Interesting that the court-ordered reassessment was put into effect under then Nassau County Assessor, Charles O'Shea (a Republican). Of course, he had no choice in the matter, either.

And let's assume, for argument sake, that it IS the Assessment. Okay. What do you, State Legislators, propose to do to remedy this pitiful situation (other than to whistle in the wind by going the "rebate/STAR" route)? When asked, the typical response is --- silence.

Harvey, they'll never get it. Hopefully, we, as taxpayers and voters, will!


  1. The only way for we the tax payers to make changes is to vote out all incumbents and keep doing so until they learn. That was a quote from Bruce Bent at a recent LIFERS meeting at the Hunington Hilton. You have to admit there is some merit to his thinking process. This years state budget isn't sustainable and is a one shot deal. We need long term solutions, not some quick fix band aid. When will state legislators understand the need for reforms and changes. What about Lotto there is money in them there tickets and taxes collected. Put the tax money collected from winners in an Education pot not back in the general fund. Should I hold my breath for my 300 dollars which doesn't even cover the heating bill for 1 month on my home? Or does the Governor veto? Either way 300 more or less doesn't solve the problem.

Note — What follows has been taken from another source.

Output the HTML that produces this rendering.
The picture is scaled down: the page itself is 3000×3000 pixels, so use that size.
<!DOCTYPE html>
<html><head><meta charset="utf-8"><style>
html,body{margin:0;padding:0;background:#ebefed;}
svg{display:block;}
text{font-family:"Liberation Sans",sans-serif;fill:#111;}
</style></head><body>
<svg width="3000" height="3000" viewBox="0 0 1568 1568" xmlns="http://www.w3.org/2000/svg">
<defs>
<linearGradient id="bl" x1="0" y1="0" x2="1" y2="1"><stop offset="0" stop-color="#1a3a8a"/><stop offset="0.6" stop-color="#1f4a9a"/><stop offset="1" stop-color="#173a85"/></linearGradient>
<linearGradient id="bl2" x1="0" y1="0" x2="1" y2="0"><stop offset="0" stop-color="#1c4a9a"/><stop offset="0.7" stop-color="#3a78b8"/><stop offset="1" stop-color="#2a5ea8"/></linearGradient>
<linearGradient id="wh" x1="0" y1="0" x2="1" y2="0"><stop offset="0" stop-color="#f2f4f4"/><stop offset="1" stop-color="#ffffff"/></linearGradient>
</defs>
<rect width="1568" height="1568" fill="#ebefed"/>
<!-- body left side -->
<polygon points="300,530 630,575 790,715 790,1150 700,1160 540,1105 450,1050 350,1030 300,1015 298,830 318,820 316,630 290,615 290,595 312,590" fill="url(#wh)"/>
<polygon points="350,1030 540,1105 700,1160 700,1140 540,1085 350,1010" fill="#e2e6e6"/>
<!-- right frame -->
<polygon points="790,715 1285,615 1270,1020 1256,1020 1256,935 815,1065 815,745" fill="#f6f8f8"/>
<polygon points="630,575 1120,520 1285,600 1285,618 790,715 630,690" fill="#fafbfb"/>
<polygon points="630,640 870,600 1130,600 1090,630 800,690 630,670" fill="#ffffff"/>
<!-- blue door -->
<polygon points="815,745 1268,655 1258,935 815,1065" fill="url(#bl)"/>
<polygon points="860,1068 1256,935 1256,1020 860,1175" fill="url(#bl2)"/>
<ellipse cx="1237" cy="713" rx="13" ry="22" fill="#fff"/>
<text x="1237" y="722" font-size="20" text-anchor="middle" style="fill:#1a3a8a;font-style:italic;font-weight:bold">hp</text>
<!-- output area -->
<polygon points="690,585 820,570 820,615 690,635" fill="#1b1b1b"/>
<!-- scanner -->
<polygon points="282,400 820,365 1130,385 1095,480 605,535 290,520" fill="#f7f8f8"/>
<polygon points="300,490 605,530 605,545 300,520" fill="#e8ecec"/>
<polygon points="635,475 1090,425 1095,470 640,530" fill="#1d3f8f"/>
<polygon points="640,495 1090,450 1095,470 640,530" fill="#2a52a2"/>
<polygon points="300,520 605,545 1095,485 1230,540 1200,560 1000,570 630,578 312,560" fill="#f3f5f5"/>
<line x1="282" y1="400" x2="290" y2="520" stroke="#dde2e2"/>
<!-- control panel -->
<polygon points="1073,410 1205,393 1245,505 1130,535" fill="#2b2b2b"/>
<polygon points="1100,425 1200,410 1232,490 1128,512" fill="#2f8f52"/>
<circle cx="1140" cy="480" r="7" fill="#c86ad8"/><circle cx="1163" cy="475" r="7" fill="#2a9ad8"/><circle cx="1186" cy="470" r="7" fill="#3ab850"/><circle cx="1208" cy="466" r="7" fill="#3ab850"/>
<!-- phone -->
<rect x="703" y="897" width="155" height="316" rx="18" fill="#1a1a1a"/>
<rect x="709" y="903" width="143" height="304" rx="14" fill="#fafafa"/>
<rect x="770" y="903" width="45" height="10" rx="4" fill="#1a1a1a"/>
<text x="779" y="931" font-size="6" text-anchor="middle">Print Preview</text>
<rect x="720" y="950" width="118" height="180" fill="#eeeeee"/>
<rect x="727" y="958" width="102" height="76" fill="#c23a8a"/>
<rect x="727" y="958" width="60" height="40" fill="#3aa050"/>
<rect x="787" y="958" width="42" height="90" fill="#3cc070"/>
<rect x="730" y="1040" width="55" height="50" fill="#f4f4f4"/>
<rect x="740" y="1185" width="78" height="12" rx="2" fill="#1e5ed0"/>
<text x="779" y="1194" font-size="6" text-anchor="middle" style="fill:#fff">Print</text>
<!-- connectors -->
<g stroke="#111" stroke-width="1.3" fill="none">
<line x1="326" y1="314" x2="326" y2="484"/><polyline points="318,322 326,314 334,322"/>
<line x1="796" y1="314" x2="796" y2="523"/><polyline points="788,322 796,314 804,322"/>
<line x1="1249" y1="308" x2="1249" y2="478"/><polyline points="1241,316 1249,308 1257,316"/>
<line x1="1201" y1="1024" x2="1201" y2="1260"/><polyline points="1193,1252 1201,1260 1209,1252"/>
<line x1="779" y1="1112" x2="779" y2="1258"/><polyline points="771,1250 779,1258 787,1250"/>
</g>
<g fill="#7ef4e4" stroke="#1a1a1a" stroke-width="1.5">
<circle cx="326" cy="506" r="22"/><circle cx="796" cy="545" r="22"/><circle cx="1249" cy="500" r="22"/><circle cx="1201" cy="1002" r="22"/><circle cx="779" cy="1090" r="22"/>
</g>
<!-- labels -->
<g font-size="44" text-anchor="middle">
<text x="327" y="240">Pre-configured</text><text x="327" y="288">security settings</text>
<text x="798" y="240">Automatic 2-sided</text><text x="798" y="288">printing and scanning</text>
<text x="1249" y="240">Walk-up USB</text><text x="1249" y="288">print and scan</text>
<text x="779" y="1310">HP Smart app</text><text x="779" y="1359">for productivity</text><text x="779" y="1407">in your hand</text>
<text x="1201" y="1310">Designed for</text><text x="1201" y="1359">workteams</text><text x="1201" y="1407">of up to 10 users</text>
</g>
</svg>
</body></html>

  2. What a joke! I own a home in Baldwin Harbor, my combined school and general tax bill is over $11,000.00. $304.00 rebate check is a slap in the face compared to what I am paying for school taxes. And now, my District has adopted Investigations Math for K-2 so they are effectively "dumbing down" the Math program. I have to tutor my son so he will be able to pass the State Tests when he reaches grade 3. Its a joke and we are not laughing.